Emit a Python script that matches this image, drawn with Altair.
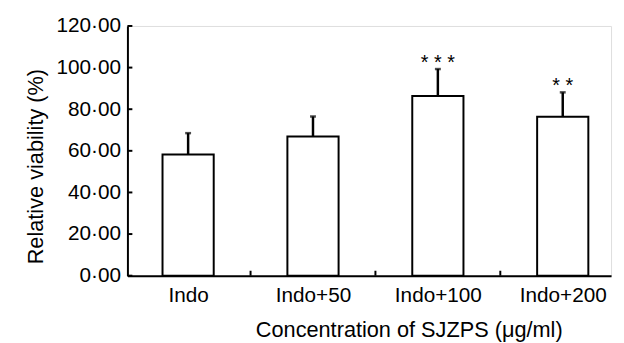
import altair as alt
import pandas as pd

categories = ["Indo", "Indo+50", "Indo+100", "Indo+200"]
means = [58.2, 66.9, 86.3, 76.4]
sds = [10.3, 9.6, 13.0, 11.7]
stars = ["", "", "* * *", "* *"]
y_ticks = [0, 20, 40, 60, 80, 100, 120]

FONT = "Liberation Sans"
HALF = 0.205

df = pd.DataFrame({
    "idx": list(range(len(categories))),
    "cat": categories,
    "mean": means,
    "sd": sds,
    "star": stars,
})
df["upper"] = df["mean"] + df["sd"]
df["left"] = df["idx"] - HALF
df["right"] = df["idx"] + HALF

bounds = pd.DataFrame({"b": [i + 0.5 for i in range(len(categories) - 1)]})
yt = pd.DataFrame({"v": y_ticks})

W, H = 490, 253
xscale = alt.Scale(domain=[-0.486, 3.387], nice=False, zero=False)
yscale = alt.Scale(domain=[0, 120], nice=False)

label_arr = "[" + ",".join("'" + c + "'" for c in categories) + "]"

xaxis = alt.Axis(
    values=list(range(len(categories))),
    labelExpr=label_arr + "[datum.value]",
    ticks=False, grid=False,
    domainColor="black", domainWidth=2,
    labelFont=FONT, labelFontSize=21, labelColor="black",
    labelBaseline="alphabetic", labelPadding=26,
    title="Concentration of SJZPS (μg/ml)",
    titleFont=FONT, titleFontSize=22, titleFontWeight="normal", titleColor="black",
    titleX=285, titleY=62, titleAlign="center", titleBaseline="alphabetic",
)
yaxis = alt.Axis(
    values=y_ticks,
    labelExpr="replace(format(datum.value, '.2f'), '.', '·')",
    ticks=False, grid=False,
    domainColor="black", domainWidth=2,
    labelFont=FONT, labelFontSize=21, labelColor="black",
    labelPadding=7,
    title="Relative viability (%)",
    titleFont=FONT, titleFontSize=22, titleFontWeight="normal", titleColor="black",
    titleX=-86, titleY=142, titleAngle=270, titleAlign="center", titleBaseline="alphabetic",
)

base = alt.Chart(df)

bars = base.mark_rect(fill="white", stroke="black", strokeWidth=2).encode(
    x=alt.X("left:Q", scale=xscale, axis=xaxis),
    x2="right:Q",
    y=alt.Y("mean:Q", scale=yscale, axis=yaxis),
    y2=alt.datum(0),
)

err = base.mark_rule(color="black", strokeWidth=2.5).encode(
    x=alt.X("idx:Q", scale=xscale),
    y=alt.Y("mean:Q", scale=yscale),
    y2="upper:Q",
)

caps = base.mark_tick(color="black", orient="horizontal", size=6, thickness=2.5).encode(
    x=alt.X("idx:Q", scale=xscale),
    y=alt.Y("upper:Q", scale=yscale),
)

star_text = base.mark_text(font=FONT, fontSize=20, color="black", baseline="alphabetic", dy=0).encode(
    x=alt.X("idx:Q", scale=xscale),
    y=alt.Y("upper:Q", scale=yscale),
    text="star:N",
)

xticks = alt.Chart(bounds).mark_rule(color="black", strokeWidth=2).encode(
    x=alt.X("b:Q", scale=xscale),
    y=alt.value(H),
    y2=alt.value(H - 5),
)

yticks = alt.Chart(yt).mark_rule(color="black", strokeWidth=2).encode(
    y=alt.Y("v:Q", scale=yscale),
    x=alt.value(0),
    x2=alt.value(5),
)

chart = alt.layer(bars, err, caps, star_text, xticks, yticks).properties(
    width=W, height=H,
    autosize=alt.AutoSizeParams(type="none"),
    padding={"left": 121, "top": 16, "right": 5, "bottom": 66},
).configure_view(stroke=None).configure(background="white")

chart.save("out.html", embed_options={"renderer": "svg", "actions": False})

━━━━━━━━━━━━━━━━

Exercise :: Without the pictures, please reproduce each line of the listing above exactly, from the first one through the line bearing "HALF = 0.205".

Full solution ::
Emit a Python script that matches this image, drawn with Altair.
import altair as alt
import pandas as pd

categories = ["Indo", "Indo+50", "Indo+100", "Indo+200"]
means = [58.2, 66.9, 86.3, 76.4]
sds = [10.3, 9.6, 13.0, 11.7]
stars = ["", "", "* * *", "* *"]
y_ticks = [0, 20, 40, 60, 80, 100, 120]

FONT = "Liberation Sans"
HALF = 0.205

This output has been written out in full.